• [Task brief]
Below is a listing. Quote from it, exactly, the lines from the one containing "Give me the Plotly source for this chart." down to the one containing "return (H - MB - yw) / PH", both ends included, and nothing else.

• [Listing]
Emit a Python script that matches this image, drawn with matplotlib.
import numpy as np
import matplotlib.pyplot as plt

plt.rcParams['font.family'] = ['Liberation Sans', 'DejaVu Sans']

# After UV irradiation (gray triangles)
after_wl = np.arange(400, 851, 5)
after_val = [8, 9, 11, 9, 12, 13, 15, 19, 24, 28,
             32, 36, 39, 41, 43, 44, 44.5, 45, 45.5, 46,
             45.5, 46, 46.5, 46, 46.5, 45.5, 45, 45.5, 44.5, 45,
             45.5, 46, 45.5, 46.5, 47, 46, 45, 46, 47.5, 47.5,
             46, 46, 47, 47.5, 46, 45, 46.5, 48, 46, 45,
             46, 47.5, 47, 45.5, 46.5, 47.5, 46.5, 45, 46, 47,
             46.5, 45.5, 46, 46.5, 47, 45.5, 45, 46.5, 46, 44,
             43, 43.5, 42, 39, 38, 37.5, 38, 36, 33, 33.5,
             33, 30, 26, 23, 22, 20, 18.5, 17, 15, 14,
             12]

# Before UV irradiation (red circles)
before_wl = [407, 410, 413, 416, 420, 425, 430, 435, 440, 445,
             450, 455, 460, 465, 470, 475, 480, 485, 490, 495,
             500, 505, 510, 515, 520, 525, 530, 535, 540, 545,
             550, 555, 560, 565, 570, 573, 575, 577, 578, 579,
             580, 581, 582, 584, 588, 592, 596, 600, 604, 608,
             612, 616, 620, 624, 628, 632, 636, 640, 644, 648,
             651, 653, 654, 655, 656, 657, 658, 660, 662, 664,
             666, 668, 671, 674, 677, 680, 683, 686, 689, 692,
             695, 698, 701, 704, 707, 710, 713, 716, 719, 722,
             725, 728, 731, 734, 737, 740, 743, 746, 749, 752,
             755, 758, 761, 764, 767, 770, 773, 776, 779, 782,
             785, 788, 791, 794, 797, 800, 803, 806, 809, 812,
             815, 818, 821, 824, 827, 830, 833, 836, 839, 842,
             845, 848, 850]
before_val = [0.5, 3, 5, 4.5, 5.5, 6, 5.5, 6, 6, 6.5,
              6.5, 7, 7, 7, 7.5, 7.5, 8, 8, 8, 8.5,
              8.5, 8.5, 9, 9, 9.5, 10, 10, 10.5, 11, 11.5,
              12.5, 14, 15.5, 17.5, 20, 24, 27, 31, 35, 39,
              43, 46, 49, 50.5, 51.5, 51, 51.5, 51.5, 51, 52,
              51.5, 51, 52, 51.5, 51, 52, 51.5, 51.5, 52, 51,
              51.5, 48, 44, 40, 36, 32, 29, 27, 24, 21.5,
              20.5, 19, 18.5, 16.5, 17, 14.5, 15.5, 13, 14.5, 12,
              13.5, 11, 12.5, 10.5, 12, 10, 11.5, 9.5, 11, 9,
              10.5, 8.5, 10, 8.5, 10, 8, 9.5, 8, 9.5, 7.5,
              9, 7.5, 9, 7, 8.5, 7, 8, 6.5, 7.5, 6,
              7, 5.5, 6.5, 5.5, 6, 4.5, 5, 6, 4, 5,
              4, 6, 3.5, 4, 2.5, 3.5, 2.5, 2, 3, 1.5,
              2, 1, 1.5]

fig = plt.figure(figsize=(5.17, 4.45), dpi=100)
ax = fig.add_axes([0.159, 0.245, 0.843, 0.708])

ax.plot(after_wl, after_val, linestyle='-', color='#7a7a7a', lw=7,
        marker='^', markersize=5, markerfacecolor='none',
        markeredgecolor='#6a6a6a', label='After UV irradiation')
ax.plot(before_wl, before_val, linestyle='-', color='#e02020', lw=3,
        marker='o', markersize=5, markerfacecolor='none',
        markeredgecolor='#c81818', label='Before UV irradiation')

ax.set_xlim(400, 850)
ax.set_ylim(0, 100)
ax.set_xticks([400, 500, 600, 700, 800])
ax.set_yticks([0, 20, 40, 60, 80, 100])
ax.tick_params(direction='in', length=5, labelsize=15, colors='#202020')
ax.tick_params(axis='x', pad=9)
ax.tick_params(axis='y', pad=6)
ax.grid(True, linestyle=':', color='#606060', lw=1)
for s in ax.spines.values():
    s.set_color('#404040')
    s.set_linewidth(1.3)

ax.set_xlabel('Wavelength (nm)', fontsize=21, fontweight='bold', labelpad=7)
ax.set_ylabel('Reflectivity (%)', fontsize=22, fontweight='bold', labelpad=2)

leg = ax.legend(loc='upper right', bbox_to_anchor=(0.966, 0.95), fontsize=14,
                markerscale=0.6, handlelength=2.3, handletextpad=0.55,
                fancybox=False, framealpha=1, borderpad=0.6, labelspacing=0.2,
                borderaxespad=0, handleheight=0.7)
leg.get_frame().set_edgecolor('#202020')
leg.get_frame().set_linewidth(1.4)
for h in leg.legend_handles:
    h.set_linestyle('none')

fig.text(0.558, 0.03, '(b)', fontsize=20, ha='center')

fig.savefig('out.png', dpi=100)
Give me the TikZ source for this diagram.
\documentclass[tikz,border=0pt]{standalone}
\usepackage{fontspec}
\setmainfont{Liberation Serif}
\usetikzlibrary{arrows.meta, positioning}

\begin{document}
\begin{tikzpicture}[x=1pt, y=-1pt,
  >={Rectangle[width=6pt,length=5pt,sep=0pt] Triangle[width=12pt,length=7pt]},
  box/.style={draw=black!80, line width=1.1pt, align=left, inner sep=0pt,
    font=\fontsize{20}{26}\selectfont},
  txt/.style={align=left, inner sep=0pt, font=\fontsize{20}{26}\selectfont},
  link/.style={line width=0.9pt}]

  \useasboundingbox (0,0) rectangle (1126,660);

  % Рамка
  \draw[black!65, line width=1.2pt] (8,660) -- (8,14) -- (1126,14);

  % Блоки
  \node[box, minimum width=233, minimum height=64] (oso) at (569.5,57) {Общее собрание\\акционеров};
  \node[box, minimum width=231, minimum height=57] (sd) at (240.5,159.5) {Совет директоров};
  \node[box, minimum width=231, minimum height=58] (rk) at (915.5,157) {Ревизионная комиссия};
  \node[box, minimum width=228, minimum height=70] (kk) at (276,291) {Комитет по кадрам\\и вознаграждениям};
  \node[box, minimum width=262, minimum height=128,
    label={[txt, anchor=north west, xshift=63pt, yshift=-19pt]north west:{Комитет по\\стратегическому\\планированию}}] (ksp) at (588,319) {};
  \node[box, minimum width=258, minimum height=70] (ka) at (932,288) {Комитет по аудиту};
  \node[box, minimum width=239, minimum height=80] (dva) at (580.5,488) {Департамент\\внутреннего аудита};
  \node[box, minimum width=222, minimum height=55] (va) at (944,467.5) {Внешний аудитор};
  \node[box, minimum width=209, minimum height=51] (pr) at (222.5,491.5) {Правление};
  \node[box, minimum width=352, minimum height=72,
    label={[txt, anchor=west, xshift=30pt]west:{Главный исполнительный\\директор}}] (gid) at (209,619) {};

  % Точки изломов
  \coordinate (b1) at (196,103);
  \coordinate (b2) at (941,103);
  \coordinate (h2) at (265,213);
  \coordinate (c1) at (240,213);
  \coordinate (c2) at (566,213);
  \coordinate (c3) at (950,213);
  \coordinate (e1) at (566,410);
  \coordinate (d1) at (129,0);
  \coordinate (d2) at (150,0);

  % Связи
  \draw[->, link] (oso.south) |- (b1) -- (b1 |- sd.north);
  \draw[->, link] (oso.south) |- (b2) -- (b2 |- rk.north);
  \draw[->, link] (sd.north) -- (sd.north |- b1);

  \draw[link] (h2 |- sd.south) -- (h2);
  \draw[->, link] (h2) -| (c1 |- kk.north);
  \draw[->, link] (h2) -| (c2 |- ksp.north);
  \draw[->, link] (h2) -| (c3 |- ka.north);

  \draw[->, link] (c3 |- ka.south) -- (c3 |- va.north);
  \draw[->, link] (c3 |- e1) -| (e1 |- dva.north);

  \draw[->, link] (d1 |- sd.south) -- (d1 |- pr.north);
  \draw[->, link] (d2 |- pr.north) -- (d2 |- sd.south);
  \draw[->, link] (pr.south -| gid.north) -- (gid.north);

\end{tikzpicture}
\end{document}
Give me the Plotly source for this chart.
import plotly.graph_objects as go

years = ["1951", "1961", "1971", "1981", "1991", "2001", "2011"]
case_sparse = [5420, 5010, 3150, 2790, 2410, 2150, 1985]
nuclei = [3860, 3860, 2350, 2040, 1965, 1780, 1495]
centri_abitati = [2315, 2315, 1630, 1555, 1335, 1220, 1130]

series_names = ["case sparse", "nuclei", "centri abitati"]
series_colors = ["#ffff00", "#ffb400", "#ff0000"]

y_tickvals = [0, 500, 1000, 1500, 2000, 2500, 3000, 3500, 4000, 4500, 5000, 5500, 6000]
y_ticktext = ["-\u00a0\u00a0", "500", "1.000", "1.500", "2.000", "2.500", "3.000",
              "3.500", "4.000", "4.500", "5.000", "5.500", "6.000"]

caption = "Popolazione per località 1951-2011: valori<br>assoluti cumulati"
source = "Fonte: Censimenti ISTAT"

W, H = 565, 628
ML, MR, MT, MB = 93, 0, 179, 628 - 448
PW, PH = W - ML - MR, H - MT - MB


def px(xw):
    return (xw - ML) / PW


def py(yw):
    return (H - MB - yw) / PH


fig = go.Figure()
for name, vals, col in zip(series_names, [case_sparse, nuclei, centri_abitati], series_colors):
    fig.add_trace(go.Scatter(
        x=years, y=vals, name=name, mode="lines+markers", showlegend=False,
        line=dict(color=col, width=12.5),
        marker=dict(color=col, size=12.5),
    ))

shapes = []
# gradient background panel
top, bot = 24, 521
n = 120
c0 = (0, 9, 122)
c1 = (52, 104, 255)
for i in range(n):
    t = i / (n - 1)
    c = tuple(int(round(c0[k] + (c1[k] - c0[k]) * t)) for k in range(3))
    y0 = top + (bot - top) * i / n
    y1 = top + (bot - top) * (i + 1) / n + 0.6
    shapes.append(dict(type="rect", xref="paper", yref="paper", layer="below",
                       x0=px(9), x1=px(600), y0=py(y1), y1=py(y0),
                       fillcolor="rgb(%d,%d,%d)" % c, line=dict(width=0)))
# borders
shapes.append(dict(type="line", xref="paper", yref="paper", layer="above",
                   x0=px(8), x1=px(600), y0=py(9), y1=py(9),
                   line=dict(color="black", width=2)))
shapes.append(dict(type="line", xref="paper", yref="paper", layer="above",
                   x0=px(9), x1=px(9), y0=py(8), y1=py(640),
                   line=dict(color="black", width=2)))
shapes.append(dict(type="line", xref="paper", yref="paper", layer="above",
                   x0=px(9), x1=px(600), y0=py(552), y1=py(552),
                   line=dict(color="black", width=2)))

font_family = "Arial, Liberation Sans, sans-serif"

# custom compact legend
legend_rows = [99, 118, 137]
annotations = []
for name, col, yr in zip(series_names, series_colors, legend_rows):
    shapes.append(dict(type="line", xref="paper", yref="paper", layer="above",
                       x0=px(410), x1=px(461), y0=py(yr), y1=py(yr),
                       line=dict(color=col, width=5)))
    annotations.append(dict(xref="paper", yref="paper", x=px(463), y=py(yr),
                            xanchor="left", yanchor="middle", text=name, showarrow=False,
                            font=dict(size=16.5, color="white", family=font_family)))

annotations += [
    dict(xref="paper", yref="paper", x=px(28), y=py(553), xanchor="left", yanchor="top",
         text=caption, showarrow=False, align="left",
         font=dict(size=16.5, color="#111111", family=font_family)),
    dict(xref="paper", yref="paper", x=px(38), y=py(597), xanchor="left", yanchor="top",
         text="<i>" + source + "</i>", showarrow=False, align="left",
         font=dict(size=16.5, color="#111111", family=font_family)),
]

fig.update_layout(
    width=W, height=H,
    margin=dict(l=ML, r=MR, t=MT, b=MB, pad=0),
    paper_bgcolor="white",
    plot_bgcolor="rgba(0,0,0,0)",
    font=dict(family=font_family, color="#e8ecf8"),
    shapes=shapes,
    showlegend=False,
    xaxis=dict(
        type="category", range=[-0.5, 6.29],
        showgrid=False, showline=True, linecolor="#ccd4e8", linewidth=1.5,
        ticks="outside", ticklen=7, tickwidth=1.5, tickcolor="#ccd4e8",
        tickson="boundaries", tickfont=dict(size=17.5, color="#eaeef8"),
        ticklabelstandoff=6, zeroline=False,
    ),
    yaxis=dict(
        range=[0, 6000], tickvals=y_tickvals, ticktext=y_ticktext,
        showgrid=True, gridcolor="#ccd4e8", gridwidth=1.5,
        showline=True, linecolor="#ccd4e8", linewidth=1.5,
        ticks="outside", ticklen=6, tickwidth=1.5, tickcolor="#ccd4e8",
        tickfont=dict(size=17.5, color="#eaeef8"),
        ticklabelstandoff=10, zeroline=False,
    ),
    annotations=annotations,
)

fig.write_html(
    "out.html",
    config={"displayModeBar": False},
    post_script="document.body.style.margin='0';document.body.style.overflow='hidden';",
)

• [Written answer]
Give me the Plotly source for this chart.
import plotly.graph_objects as go

years = ["1951", "1961", "1971", "1981", "1991", "2001", "2011"]
case_sparse = [5420, 5010, 3150, 2790, 2410, 2150, 1985]
nuclei = [3860, 3860, 2350, 2040, 1965, 1780, 1495]
centri_abitati = [2315, 2315, 1630, 1555, 1335, 1220, 1130]

series_names = ["case sparse", "nuclei", "centri abitati"]
series_colors = ["#ffff00", "#ffb400", "#ff0000"]

y_tickvals = [0, 500, 1000, 1500, 2000, 2500, 3000, 3500, 4000, 4500, 5000, 5500, 6000]
y_ticktext = ["-\u00a0\u00a0", "500", "1.000", "1.500", "2.000", "2.500", "3.000",
              "3.500", "4.000", "4.500", "5.000", "5.500", "6.000"]

caption = "Popolazione per località 1951-2011: valori<br>assoluti cumulati"
source = "Fonte: Censimenti ISTAT"

W, H = 565, 628
ML, MR, MT, MB = 93, 0, 179, 628 - 448
PW, PH = W - ML - MR, H - MT - MB


def px(xw):
    return (xw - ML) / PW


def py(yw):
    return (H - MB - yw) / PH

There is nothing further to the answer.